He had not been in this situation before. No one ever had, in fact. Not in 96 previous World Series.
Game 7 of World Series, bottom of the ninth, bases loaded, tie game, one out, the game's premier closer on the mound.
This is exactly where Luis Gonzalez of the Arizona Diamondbacks found himself on November 4, 2001, with the baseball world's spotlight shining right down on him.
As Gonzalez walked to the plate to face Mariano Rivera, trying to beat a team which had won three straight World Series championships, his mind was a blur. But he quickly gained the clarity to think to himself, "Choke up."
This concept was totally unfamiliar to Gonzalez, who had hammered the staggering total of 57 home runs during the season. "It was the first time I choked up all year," he would later admit to the media.
Considering Rivera's stuff -- a vicious, nasty cut fastball -- and the nature of the situation, Gonzalez's call to choke up illustrated his baseball intelligence and experience.
The crowd at Bank One Ballpark is in a nervous frenzy for the bottom of the ninth inning. A team from Arizona has never been this close to professional championship, but on the mound is the impenetrable Rivera, who has registered 23 successive postseason saves and never blown a save in the World Series. Rivera blew out all three Diamondbacks that he faced in the bottom of the eighth, protecting New York's 2-1 lead, setting the stage for the ninth -- and final -- inning of this epic World Series and classic Game 7 that began with Roger Clemens dueling Curt Schilling.
"When we all reached the dugout [for the bottom of the ninth], we all said, 'Believe. You gotta believe!'" Arizona first baseman Mark Grace would say later. "And we did believe. We knew we could win. We had come too far. We weren't going to walk away without the fight of our lives, without scrapping and clawing for as long as we could. All we had to do was put together a few quality ABs."
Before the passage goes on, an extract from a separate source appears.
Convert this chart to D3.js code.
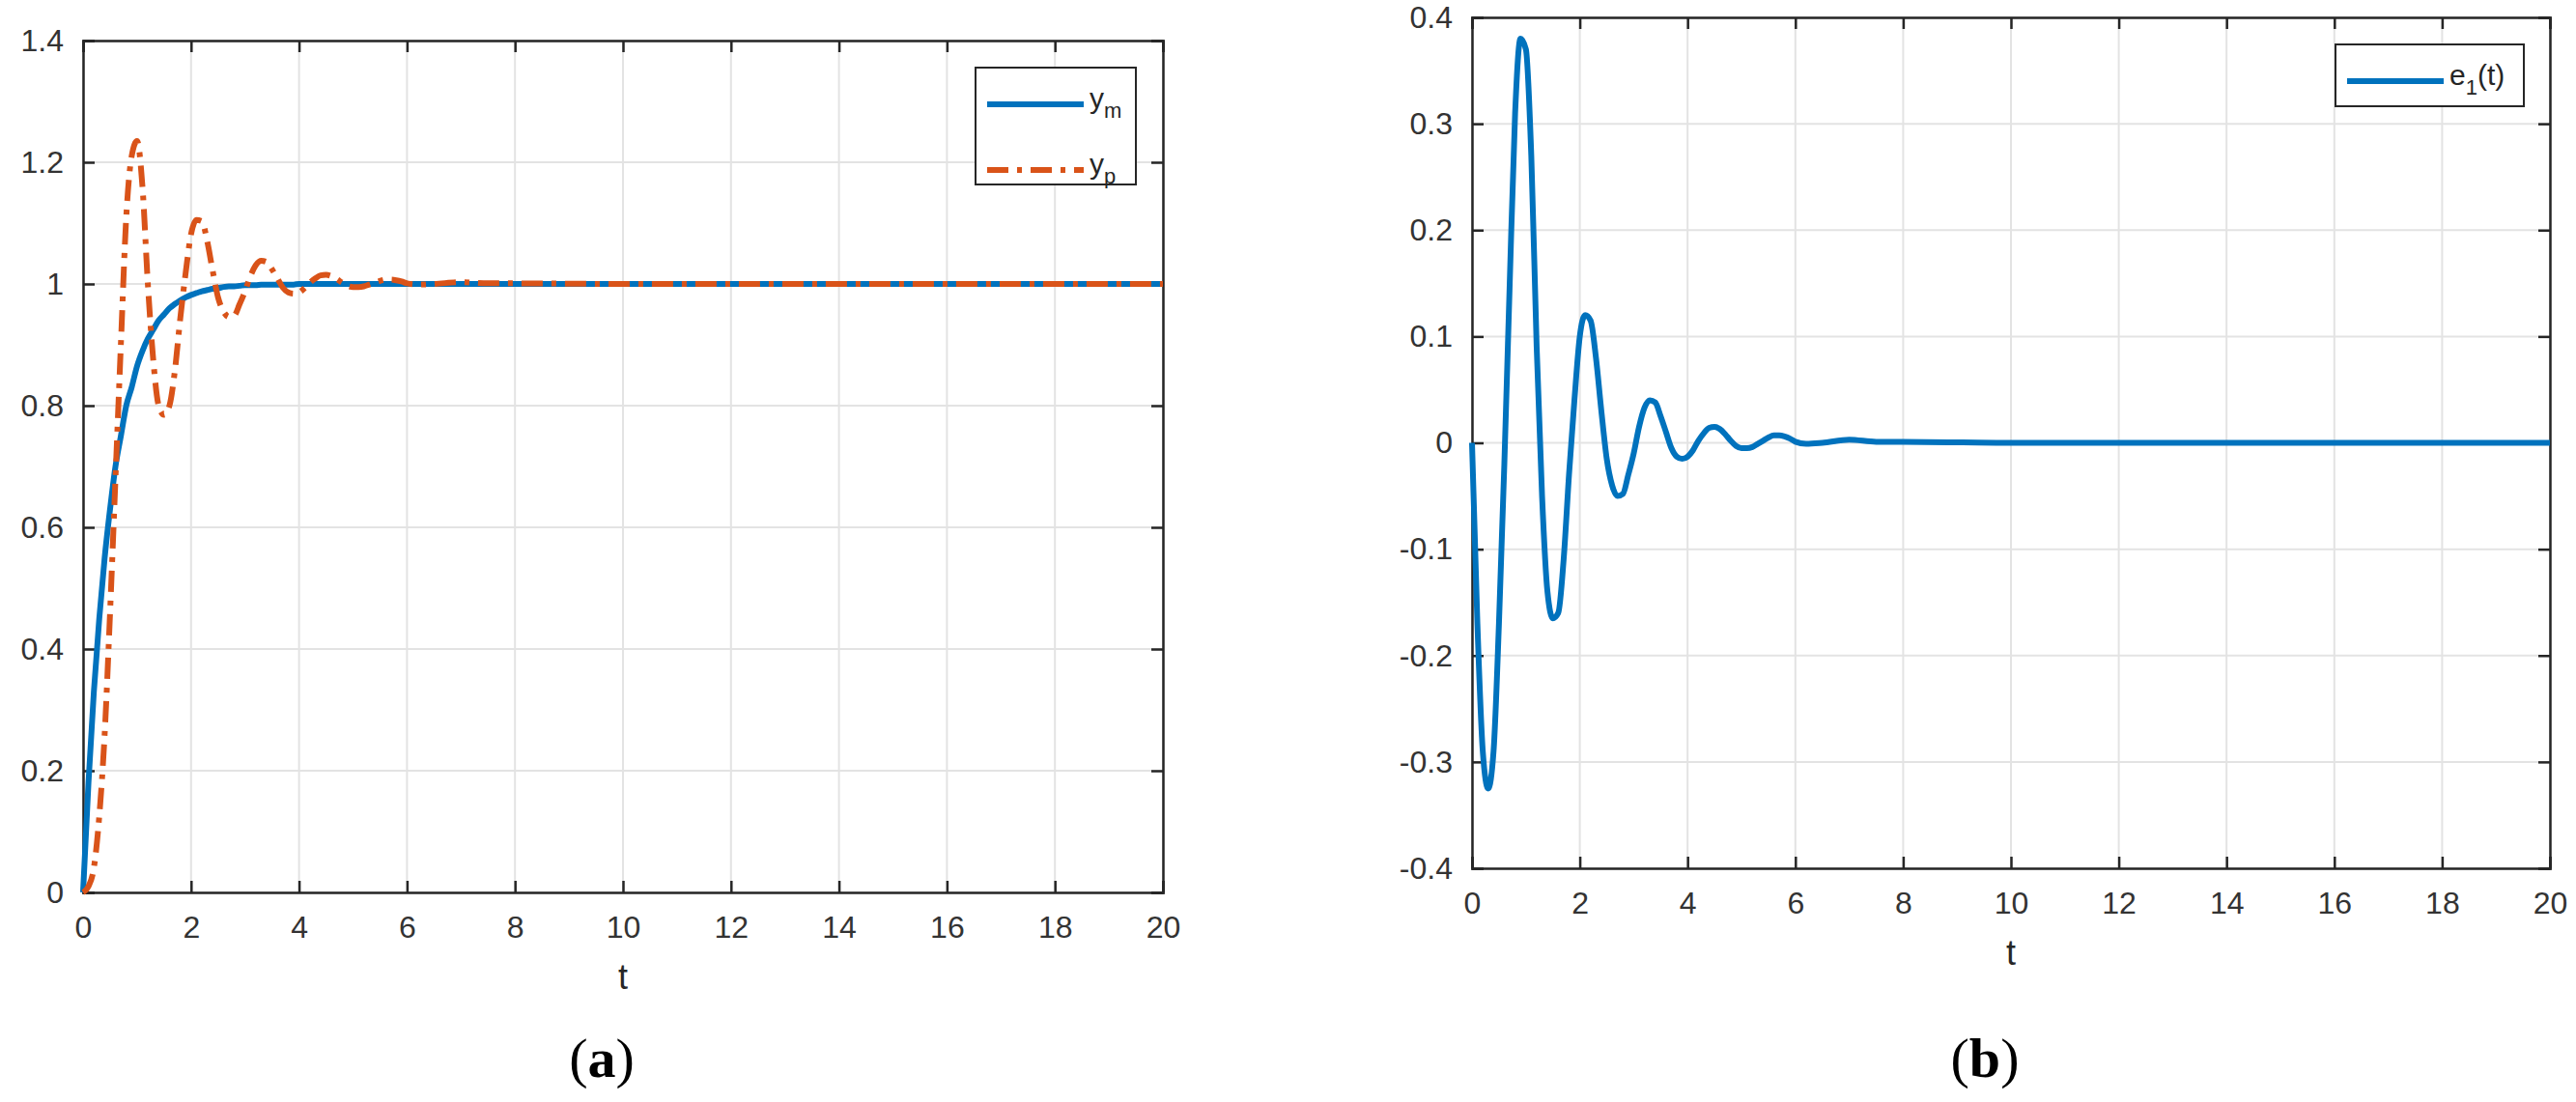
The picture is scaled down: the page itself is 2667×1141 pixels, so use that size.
<!DOCTYPE html>
<html><head><meta charset="utf-8">
<script src="https://cdn.jsdelivr.net/npm/d3@7"></script>
<style>
body{margin:0;background:#fff;}
text{font-family:"Liberation Sans",Arial,sans-serif;fill:#262626;}
</style></head>
<body>
<svg id="chart" width="2667" height="1141"></svg>
<script>
// time samples
var tVals = [0,0.1,0.2,0.3,0.4,0.5,0.6,0.7,0.8,0.9,1.0,1.1,1.2,1.3,1.4,1.5,1.6,1.7,1.8,1.9,
  2.0,2.1,2.2,2.3,2.4,2.5,2.6,2.7,2.8,2.9,3.0,3.1,3.2,3.3,3.4,3.5,3.6,3.7,3.8,3.9,
  4.0,4.1,4.2,4.3,4.4,4.5,4.6,4.7,4.8,4.9,5.0,5.1,5.2,5.3,5.4,5.5,5.6,5.7,5.8,5.9,
  6.0,6.2,6.5,7.0,7.5,8,10,12,14,16,18,20];
var ymVals = [0,0.18,0.33,0.45,0.55,0.63,0.70,0.75,0.80,0.83,0.865,0.89,0.91,0.925,0.94,0.95,0.96,0.967,0.973,0.978,
  0.982,0.985,0.988,0.99,0.992,0.993,0.995,0.996,0.996,0.997,0.998,0.998,0.998,0.999,0.999,0.999,0.999,0.999,0.999,0.999,
  1,1,1,1,1,1,1,1,1,1,1,1,1,1,1,1,1,1,1,1,
  1,1,1,1,1,1,1,1,1,1,1,1];
var ypVals = [0,0.01,0.04,0.125,0.26,0.46,0.68,0.90,1.11,1.21,1.235,1.16,1.0,0.875,0.80,0.785,0.80,0.857,0.943,1.018,
  1.082,1.105,1.103,1.07,1.022,0.978,0.955,0.946,0.948,0.967,0.988,1.013,1.031,1.038,1.036,1.024,1.009,0.994,0.986,0.984,
  0.986,0.993,1.002,1.009,1.014,1.015,1.013,1.008,1.002,0.997,0.995,0.995,0.996,0.999,1.002,1.005,1.007,1.007,1.006,1.004,
  1.001,0.999,1.0,1.003,1.001,1.001,1,1,1,1,1,1];
var e1Vals = [0,-0.17,-0.29,-0.325,-0.29,-0.17,-0.02,0.15,0.31,0.38,0.37,0.27,0.09,-0.05,-0.14,-0.165,-0.16,-0.11,-0.03,0.04,
  0.10,0.12,0.115,0.08,0.03,-0.015,-0.04,-0.05,-0.048,-0.03,-0.01,0.015,0.033,0.04,0.038,0.025,0.01,-0.005,-0.013,-0.015,
  -0.013,-0.007,0.002,0.009,0.014,0.015,0.013,0.008,0.002,-0.003,-0.005,-0.005,-0.004,-0.001,0.002,0.005,0.007,0.007,0.006,0.004,
  0.001,-0.001,0,0.003,0.001,0.001,0,0,0,0,0,0];
var xTicks = d3.range(0, 21, 2);
var yTicksA = [0,0.2,0.4,0.6,0.8,1,1.2,1.4];
var yTicksB = [-0.4,-0.3,-0.2,-0.1,0,0.1,0.2,0.3,0.4];

var BLUE = '#0072BD', ORANGE = '#D95319';
var svg = d3.select('#chart');

function panel(box, yDomain, yTicks, series, legendBox, caption, capX) {
  var x = d3.scaleLinear().domain([0, 20]).range([box.l, box.r]);
  var y = d3.scaleLinear().domain(yDomain).range([box.b, box.t]);
  var g = svg.append('g');
  var w = box.r - box.l, h = box.b - box.t;

  // grid
  g.selectAll('.vg').data(xTicks).enter().append('line')
    .attr('x1', function (d) { return x(d); }).attr('x2', function (d) { return x(d); })
    .attr('y1', box.t).attr('y2', box.b).attr('stroke', '#e3e3e3').attr('stroke-width', 2);
  g.selectAll('.hg').data(yTicks).enter().append('line')
    .attr('y1', function (d) { return y(d); }).attr('y2', function (d) { return y(d); })
    .attr('x1', box.l).attr('x2', box.r).attr('stroke', '#e3e3e3').attr('stroke-width', 2);

  // axes, ticks inward
  var fmt = function (d) { return String(d); };
  var ax = [
    [d3.axisBottom(x).tickValues(xTicks).tickSize(-12).tickPadding(24).tickFormat(fmt), 'translate(0,' + box.b + ')', true],
    [d3.axisTop(x).tickValues(xTicks).tickSize(-12).tickFormat(''), 'translate(0,' + box.t + ')', false],
    [d3.axisLeft(y).tickValues(yTicks).tickSize(-12).tickPadding(20).tickFormat(fmt), 'translate(' + box.l + ',0)', true],
    [d3.axisRight(y).tickValues(yTicks).tickSize(-12).tickFormat(''), 'translate(' + box.r + ',0)', false]
  ];
  ax.forEach(function (a) {
    var s = g.append('g').attr('transform', a[1]).call(a[0]);
    s.select('.domain').attr('stroke', '#262626').attr('stroke-width', 2.5);
    s.selectAll('.tick line').attr('stroke', '#262626').attr('stroke-width', 2.5);
    s.selectAll('text').attr('font-size', 32).style('fill', '#333');
  });

  // lines
  series.forEach(function (s) {
    var line = d3.line()
      .x(function (d, i) { return x(tVals[i]); })
      .y(function (d) { return y(d); })
      .curve(d3.curveMonotoneX);
    g.append('path').datum(s.values).attr('d', line)
      .attr('fill', 'none').attr('stroke', s.color).attr('stroke-width', 6)
      .attr('stroke-dasharray', s.dash || null);
  });

  // x label
  g.append('text').attr('x', (box.l + box.r) / 2).attr('y', box.b + 100)
    .attr('text-anchor', 'middle').attr('font-size', 36).text('t');

  // legend
  g.append('rect').attr('x', legendBox.x).attr('y', legendBox.y)
    .attr('width', legendBox.w).attr('height', legendBox.h)
    .attr('fill', '#fff').attr('stroke', '#262626').attr('stroke-width', 2);
  series.forEach(function (s, i) {
    var ly = legendBox.y + 38 + i * 68;
    g.append('line').attr('x1', legendBox.x + 12).attr('x2', legendBox.x + 112)
      .attr('y1', ly).attr('y2', ly).attr('stroke', s.color).attr('stroke-width', 6)
      .attr('stroke-dasharray', s.dash || null);
    var t = g.append('text').attr('x', legendBox.x + 118).attr('y', ly + 4).attr('font-size', 30);
    t.append('tspan').text(s.name);
    t.append('tspan').attr('dy', 10).attr('font-size', 22).text(s.sub);
    if (s.tail) t.append('tspan').attr('dy', -10).text(s.tail);
  });

  // caption
  var c = svg.append('text').attr('x', capX).attr('y', 1115).attr('text-anchor', 'middle')
    .attr('font-size', 58).style('font-family', '"Liberation Serif",serif').style('fill', '#000');
  c.append('tspan').text('(');
  c.append('tspan').attr('font-weight', 'bold').text(caption);
  c.append('tspan').text(')');
}

panel({l: 86, r: 1204, t: 42, b: 924}, [0, 1.4], yTicksA,
  [{values: ymVals, color: BLUE, name: 'y', sub: 'm'},
   {values: ypVals, color: ORANGE, dash: '22,9,5,9', name: 'y', sub: 'p'}],
  {x: 1010, y: 70, w: 166, h: 121}, 'a', 623);

panel({l: 1524, r: 2640, t: 18, b: 899}, [-0.4, 0.4], yTicksB,
  [{values: e1Vals, color: BLUE, name: 'e', sub: '1', tail: '(t)'}],
  {x: 2418, y: 46, w: 195, h: 64}, 'b', 2055);
</script>
</body></html>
That they did, starting with Grace. The last of the ninth begins with Grace looking at ball one. On the next pitch, Rivera throws one of his trademark cutters. Grace, who had waited 14 years to get into a World Series after spending his career with the Chicago Cubs, fights off the pitch and loops it into center field for a single. David Dellucci is sent in to run for Grace. Damian Miller then lays down a bunt -- right in front of the mound. Rivera fields the ball and spins around. He sees he has Dellucci dead at second base. This could actually be a double play because Miller is slow. But Rivera's throw sails wildly past shortstop Derek Jeter and into center field..
Instead of being an out away from elimination with no one on base, the Diamondbacks have runners on first and second and no outs. Bank One is rocking -- and the Yankees are reeling. Never did they ever consider that they'd be in this position. Not with Rivera on the hill. "Losing never entered our minds," Jeter would say later. "Not for a second." Not until Rivera commits that throwing error. But the Yankees' ace closer comes back by fielding a second straight bunt, this one by Jay Bell, into an out at third base, leaving the Yankees two outs away from a fourth straight World Series championship.
Next up is Tony Womack, who had kept the Diamondbacks' postseason alive with a game-winning hit in Game 5 of the National League Division Series against St. Louis. He does it again, lacing a 2-2 pitch for a double down the right-field line to tie the game. Bank One is simply delirious as Craig Counsell steps to the plate. Shockingly, Rivera hits Counsell with a pitch, sending the crowd into a wilder frenzy. The bases are now juiced for the team's best hitter.
The electricity in the stadium is off the charts as Gonzalez fouls off the first pitch. The next pitch is a classic Rivera cutter, veering in on Gonzalez's hands. He swings, cracking the bat, just below the trademark. "I got jammed, but I knew I didn't have to hit it hard," Gonzalez says. "I knew I just had to hit the ball in play."
The ball floats toward shortstop, spinning in the air, like a cue shot, and away from a backpeddling Jeter, who was playing in to cut off the run at the plate. As Gonzalez runs toward first base, Jeter races back and lunges in vain as the ball floats over him and lands on the lip of the outfield grass. Bell -- the first free agent signed in Diamondbacks history -- races across the plate with the Series-winning run as absolute bedlam breaks loose on the field and in the stands.
"Not a day has passed that I haven't thought about it," Gonzalez says today. "Not one. And not a day has passed that I haven't thought about how fortunate I was to be in that position, how fortunate we all were. It was so wonderful to be a part of that. It's one of those moments where the memory never fades away."